-- Task objective --
The listing below must be repeated word for word, with its images excluded.

-- Data section --
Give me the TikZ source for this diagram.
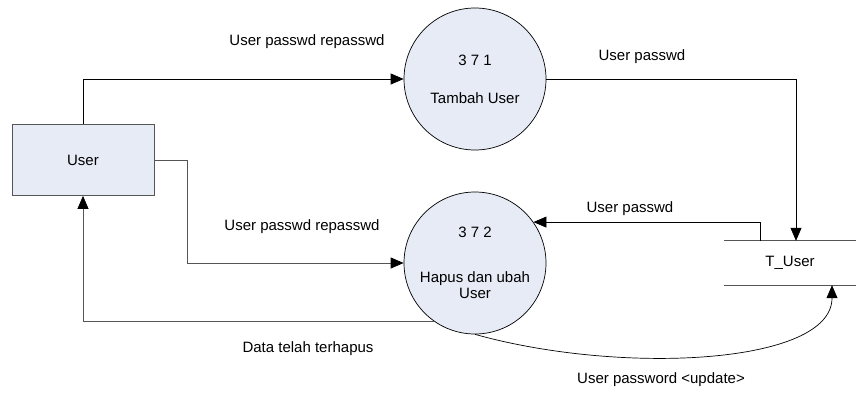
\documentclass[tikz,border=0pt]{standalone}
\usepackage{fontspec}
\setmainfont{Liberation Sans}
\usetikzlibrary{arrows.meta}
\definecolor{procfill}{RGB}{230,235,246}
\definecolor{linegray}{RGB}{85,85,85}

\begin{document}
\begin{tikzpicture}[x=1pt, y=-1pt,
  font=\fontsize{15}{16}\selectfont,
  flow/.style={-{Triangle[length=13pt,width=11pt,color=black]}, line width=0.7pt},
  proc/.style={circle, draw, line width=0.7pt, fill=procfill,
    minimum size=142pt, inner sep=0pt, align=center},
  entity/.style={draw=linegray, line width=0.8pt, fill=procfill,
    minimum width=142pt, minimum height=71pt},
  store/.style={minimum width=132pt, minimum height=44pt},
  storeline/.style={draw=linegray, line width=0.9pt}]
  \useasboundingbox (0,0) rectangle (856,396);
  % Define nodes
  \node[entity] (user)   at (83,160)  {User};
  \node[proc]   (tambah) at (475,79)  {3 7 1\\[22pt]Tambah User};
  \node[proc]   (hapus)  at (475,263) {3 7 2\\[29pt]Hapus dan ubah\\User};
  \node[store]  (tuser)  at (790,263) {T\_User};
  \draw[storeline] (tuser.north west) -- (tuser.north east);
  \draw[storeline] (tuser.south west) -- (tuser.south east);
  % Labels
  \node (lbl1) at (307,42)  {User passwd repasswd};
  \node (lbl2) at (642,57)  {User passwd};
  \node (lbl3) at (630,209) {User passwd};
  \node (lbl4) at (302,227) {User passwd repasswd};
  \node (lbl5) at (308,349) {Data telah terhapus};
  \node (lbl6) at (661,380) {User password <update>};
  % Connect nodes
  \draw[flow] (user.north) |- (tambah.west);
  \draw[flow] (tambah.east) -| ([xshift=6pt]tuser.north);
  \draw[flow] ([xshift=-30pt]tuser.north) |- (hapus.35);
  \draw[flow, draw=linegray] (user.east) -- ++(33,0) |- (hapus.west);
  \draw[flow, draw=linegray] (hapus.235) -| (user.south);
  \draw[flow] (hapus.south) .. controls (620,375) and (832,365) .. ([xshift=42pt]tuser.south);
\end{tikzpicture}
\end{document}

-- Answer to this exercise --
Give me the TikZ source for this diagram.
\documentclass[tikz,border=0pt]{standalone}
\usepackage{fontspec}
\setmainfont{Liberation Sans}
\usetikzlibrary{arrows.meta}
\definecolor{procfill}{RGB}{230,235,246}
\definecolor{linegray}{RGB}{85,85,85}

\begin{document}
\begin{tikzpicture}[x=1pt, y=-1pt,
  font=\fontsize{15}{16}\selectfont,
  flow/.style={-{Triangle[length=13pt,width=11pt,color=black]}, line width=0.7pt},
  proc/.style={circle, draw, line width=0.7pt, fill=procfill,
    minimum size=142pt, inner sep=0pt, align=center},
  entity/.style={draw=linegray, line width=0.8pt, fill=procfill,
    minimum width=142pt, minimum height=71pt},
  store/.style={minimum width=132pt, minimum height=44pt},
  storeline/.style={draw=linegray, line width=0.9pt}]
  \useasboundingbox (0,0) rectangle (856,396);
  % Define nodes
  \node[entity] (user)   at (83,160)  {User};
  \node[proc]   (tambah) at (475,79)  {3 7 1\\[22pt]Tambah User};
  \node[proc]   (hapus)  at (475,263) {3 7 2\\[29pt]Hapus dan ubah\\User};
  \node[store]  (tuser)  at (790,263) {T\_User};
  \draw[storeline] (tuser.north west) -- (tuser.north east);
  \draw[storeline] (tuser.south west) -- (tuser.south east);
  % Labels
  \node (lbl1) at (307,42)  {User passwd repasswd};
  \node (lbl2) at (642,57)  {User passwd};
  \node (lbl3) at (630,209) {User passwd};
  \node (lbl4) at (302,227) {User passwd repasswd};
  \node (lbl5) at (308,349) {Data telah terhapus};
  \node (lbl6) at (661,380) {User password <update>};
  % Connect nodes
  \draw[flow] (user.north) |- (tambah.west);
  \draw[flow] (tambah.east) -| ([xshift=6pt]tuser.north);
  \draw[flow] ([xshift=-30pt]tuser.north) |- (hapus.35);
  \draw[flow, draw=linegray] (user.east) -- ++(33,0) |- (hapus.west);
  \draw[flow, draw=linegray] (hapus.235) -| (user.south);
  \draw[flow] (hapus.south) .. controls (620,375) and (832,365) .. ([xshift=42pt]tuser.south);
\end{tikzpicture}
\end{document}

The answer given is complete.